Task prompt> Quote word for word the lines below, beginning with the first and ending with the one that has "const ref = useRef<HTMLDivElement>(null);". Drop the pictures.

Data section>
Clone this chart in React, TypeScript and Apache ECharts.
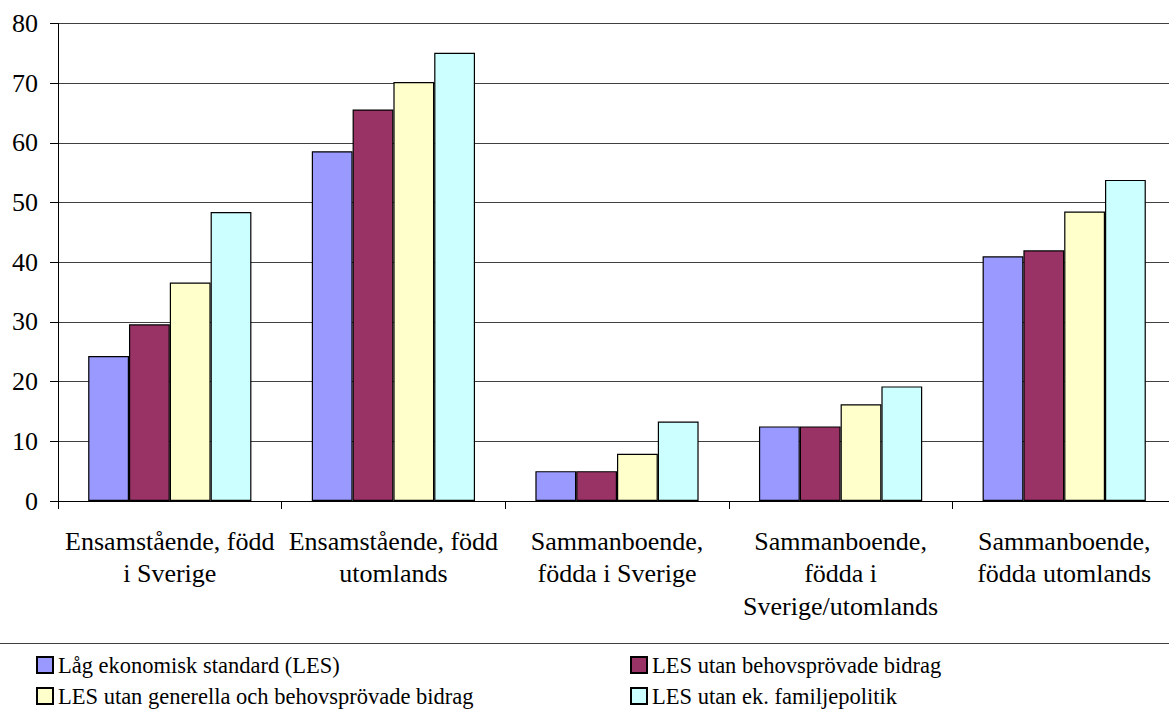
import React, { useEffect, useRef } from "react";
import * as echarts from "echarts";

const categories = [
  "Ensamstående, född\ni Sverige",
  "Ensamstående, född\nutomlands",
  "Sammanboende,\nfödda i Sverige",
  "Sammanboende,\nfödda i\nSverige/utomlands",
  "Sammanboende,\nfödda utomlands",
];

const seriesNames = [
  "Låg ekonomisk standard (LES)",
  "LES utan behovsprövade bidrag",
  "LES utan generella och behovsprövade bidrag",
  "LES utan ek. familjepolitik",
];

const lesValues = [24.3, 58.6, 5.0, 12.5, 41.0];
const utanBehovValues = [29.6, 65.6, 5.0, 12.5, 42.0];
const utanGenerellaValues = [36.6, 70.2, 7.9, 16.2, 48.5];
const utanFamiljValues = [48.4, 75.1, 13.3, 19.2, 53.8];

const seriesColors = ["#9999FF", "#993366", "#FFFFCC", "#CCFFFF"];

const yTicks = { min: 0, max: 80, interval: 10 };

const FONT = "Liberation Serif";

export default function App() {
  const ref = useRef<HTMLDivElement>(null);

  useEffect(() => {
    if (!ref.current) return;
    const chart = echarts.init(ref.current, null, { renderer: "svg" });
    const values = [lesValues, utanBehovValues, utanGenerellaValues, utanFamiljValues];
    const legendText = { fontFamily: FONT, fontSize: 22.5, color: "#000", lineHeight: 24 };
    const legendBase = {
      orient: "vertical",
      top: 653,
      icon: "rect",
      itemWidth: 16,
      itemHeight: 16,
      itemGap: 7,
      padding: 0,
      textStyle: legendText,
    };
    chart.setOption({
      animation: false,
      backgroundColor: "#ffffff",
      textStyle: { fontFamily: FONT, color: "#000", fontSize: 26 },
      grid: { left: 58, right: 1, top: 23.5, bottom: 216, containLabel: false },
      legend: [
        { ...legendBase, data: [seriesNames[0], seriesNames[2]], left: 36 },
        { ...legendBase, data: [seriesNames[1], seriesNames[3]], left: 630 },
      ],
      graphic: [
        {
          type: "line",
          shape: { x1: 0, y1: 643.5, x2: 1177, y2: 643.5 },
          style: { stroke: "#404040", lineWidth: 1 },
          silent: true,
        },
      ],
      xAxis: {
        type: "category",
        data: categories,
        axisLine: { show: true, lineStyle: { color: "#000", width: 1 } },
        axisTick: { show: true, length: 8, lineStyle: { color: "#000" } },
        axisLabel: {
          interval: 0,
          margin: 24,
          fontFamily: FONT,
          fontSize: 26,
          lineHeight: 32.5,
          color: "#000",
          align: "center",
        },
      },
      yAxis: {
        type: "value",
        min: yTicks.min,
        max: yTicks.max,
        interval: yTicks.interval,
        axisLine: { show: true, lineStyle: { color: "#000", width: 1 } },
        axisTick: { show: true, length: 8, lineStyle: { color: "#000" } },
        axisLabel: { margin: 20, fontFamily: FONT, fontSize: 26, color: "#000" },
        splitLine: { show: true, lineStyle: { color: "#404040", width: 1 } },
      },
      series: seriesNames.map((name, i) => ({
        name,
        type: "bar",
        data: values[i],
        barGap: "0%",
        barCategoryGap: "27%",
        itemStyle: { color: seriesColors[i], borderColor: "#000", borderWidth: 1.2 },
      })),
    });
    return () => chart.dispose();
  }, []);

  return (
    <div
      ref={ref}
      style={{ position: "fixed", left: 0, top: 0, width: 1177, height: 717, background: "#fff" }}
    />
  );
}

Expected answer>
Clone this chart in React, TypeScript and Apache ECharts.
import React, { useEffect, useRef } from "react";
import * as echarts from "echarts";

const categories = [
  "Ensamstående, född\ni Sverige",
  "Ensamstående, född\nutomlands",
  "Sammanboende,\nfödda i Sverige",
  "Sammanboende,\nfödda i\nSverige/utomlands",
  "Sammanboende,\nfödda utomlands",
];

const seriesNames = [
  "Låg ekonomisk standard (LES)",
  "LES utan behovsprövade bidrag",
  "LES utan generella och behovsprövade bidrag",
  "LES utan ek. familjepolitik",
];

const lesValues = [24.3, 58.6, 5.0, 12.5, 41.0];
const utanBehovValues = [29.6, 65.6, 5.0, 12.5, 42.0];
const utanGenerellaValues = [36.6, 70.2, 7.9, 16.2, 48.5];
const utanFamiljValues = [48.4, 75.1, 13.3, 19.2, 53.8];

const seriesColors = ["#9999FF", "#993366", "#FFFFCC", "#CCFFFF"];

const yTicks = { min: 0, max: 80, interval: 10 };

const FONT = "Liberation Serif";

export default function App() {
  const ref = useRef<HTMLDivElement>(null);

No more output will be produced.